硫酸钠水合盐相变蓄冷材料的制备及性能优化

针对空调系统应用场合，提出一种以十水硫酸钠（sodium sulfate decahydrate，SSD）为主材的相变蓄冷材料新型制备配方，并对材料的各方面性能加以优化。首先采用步冷曲线法确定成核剂比例，消除材料过冷现象，在此基础上研究分析了不同种类、含量的增稠剂聚丙烯酸钠（PAAS）、聚丙烯酰胺（PAM）、羧甲基纤维素（CMC）、聚阴离子纤维素（PAC）、黄原胶（XG）]对材料相分离及相变潜热的影响，接着加入熔点控制剂氯化铵、氯化钾改变十水硫酸钠的相变温度，调配出满足空调温区的相变材料，最后加入膨胀石墨（expanded graphite，EG）进一步改善材料的导热性和稳定性，并进行了热循环测试。结果表明：添加质量分数3%的硼砂对降低材料过冷度效果最佳；添加质量分数1.0%~2.0%的PAAS可以消除材料的相分离现象，且对材料的相变潜热影响较小。SSD-BPA∶EG质量比为93∶7时材料具有较高的导热性和形状稳定性。经优化后复合相变蓄冷材料的相变温度为7.4℃，相变潜热为117.4J/g，热导率为1.876W/(m·K)，经200次循环后材料的相变温度保持稳定，潜热衰减率为14.05%。
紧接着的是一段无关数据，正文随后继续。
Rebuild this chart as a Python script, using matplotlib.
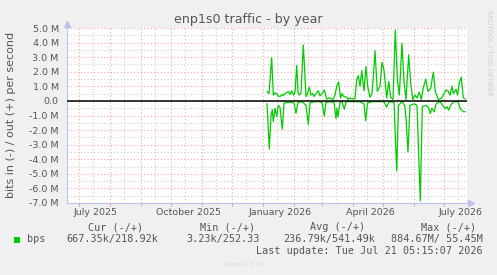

Preparation and performance optimization of phase change cold storage materials with sodium sulfate hydrate salt

A new formulation for the preparation of phase change cold storage materials based on sodium sulfate decahydrate (SSD) was proposed for air-conditioning system applications, and all aspects of the material's performance were optimized. The nucleating agent ratio was first determined using the step-cooling curve method to eliminate subcooling of the material. On this basis, the effect of different types and levels of thickening agents sodium polyacrylate (PAAS), polyacrylamide (PAM), carboxymethyl cellulose (CMC), polyanionic cellulose (PAC) and xanthan gum (XG)] on the phase separation and latent heat of phase change of the material was investigated and analyzed. Then, the melting point controller ammonium chloride and potassium chloride were added to change the phase change temperature of sodium sulfate decahydrate, and the phase change material was formulated to meet the air-conditioning temperature zone. Finally, expanded graphite (EG) was added to further improve the thermal conductivity and stability of the material, and the thermal cycling tests were carried out. The experimental results showed that the addition of 3% (mass fraction) borax was the most effective in reducing the subcooling of the material. The addition of 1.0%—2.0% (mass fraction) PAAS could eliminate the phase separation phenomenon of the material and had the less effect on the latent heat of phase change of the material. The material had a high thermal conductivity and shape stability when the mass ratio of SSD-BPA∶EG was 93∶7. The phase change temperature of the optimized composite phase change storage material was 7.4℃, the latent heat of phase change was 117.4J/g and the thermal conductivity was 1.876W/(m·K). The phase change temperature of the material remains stable after 200 cycles and the latent heat decay rate was 14.05%.